Шахматные функционеры того периода категорически отрицали, что ограничения применялись в качестве наказания. Их ответ был таким: поездки лимитируются нехваткой фондов. Таким образом, все случаи ограничений получали вполне убедительное толкование: кто-то был не в форме, кто-то уже побывал за границей, кто-то был там недавно и должен уступить другому, столь же подготовленному коллеге.

Хотя Спасский столкнулся с недовольством властей, великолепная игра спасла его от подобного отношения. По словам Михаила Бейлина, «Спасский делал то, чего не позволялось никому другому. Чем выше вы поднимались в шахматах — мастер, международный мастер, гроссмейстер, — тем больший вред вам могли нанести. Другим никогда бы не позволили выезжать за границу, веди они себя так, как Спасский. Он был исключительно независимой личностью».

Однако многие советские граждане на собственном опыте поняли, что власть не терпит независимой личности. Спасский не мог быть свободным в советской системе. Тем не менее он обладал редкой личной свободой в своих убеждениях и выражении собственной независимости, которую демонстрировал и в Рейкьявике. Для понимания, что же именно его выделяло, мы должны обратиться к войне, в которой он выжил, и к городу, в котором он вырос.

«Битва против нацизма была величайшей проверкой, какую только прошли советские граждане; возможно, величайшей во всей истории России, — пишет Кэтрин Мерридейл. — Сила воли, упорство и стоицизм, которых она требовала, превышали весь предыдущий опыт, будучи более мощным и более длительным, чем всё, что большая часть советского народа, прошедшего через многие кризисы, могла себе представить».

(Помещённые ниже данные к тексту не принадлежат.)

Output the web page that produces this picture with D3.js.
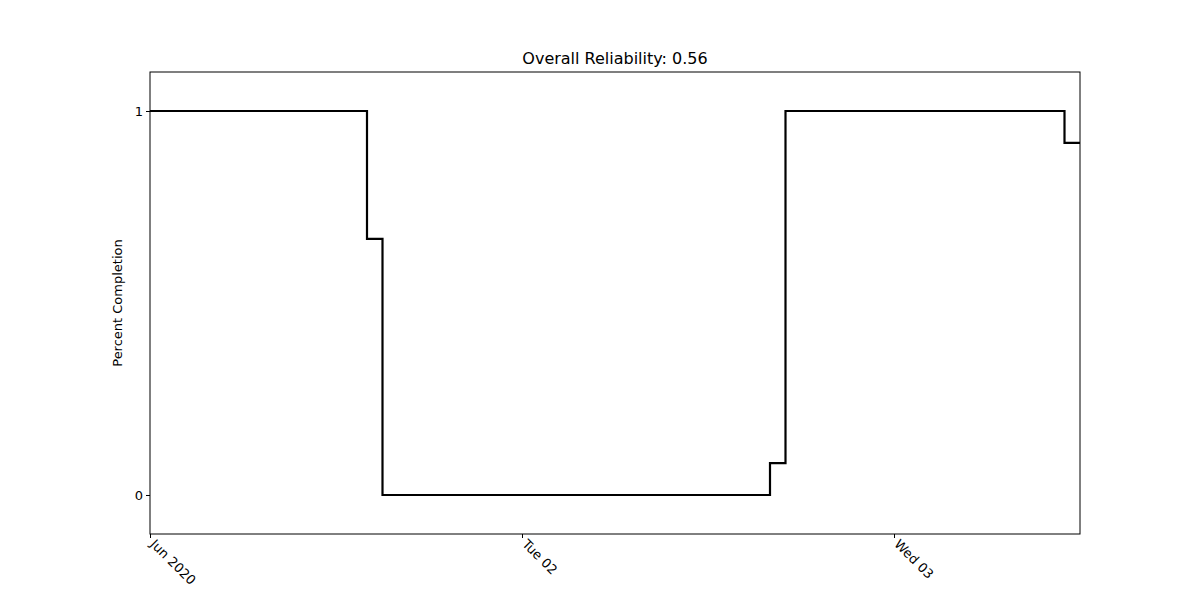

Без сомнения, это относится и к защите Ленинграда. Тем не менее в отношении властей к блокаде существовал устойчивый элемент мифотворчества, и миф этот рассказывал о самоотверженном патриотизме советских граждан, особенно выделяя героическую роль партии в защите города и его жителей. Миф противоречил реальности: среди властей была паника, а политический контроль путём террора продолжался даже в самые суровые дни немецких атак. Миф игнорировал ожесточённость людей. В своей книге «Европа: история» Норман Дэвис сообщает: «Описания кутежей в Доме партии, в то время как на улицах лежали трупы, а учёные умирали от голода за столами в лабораториях, только дополняют картину царившей жестокости».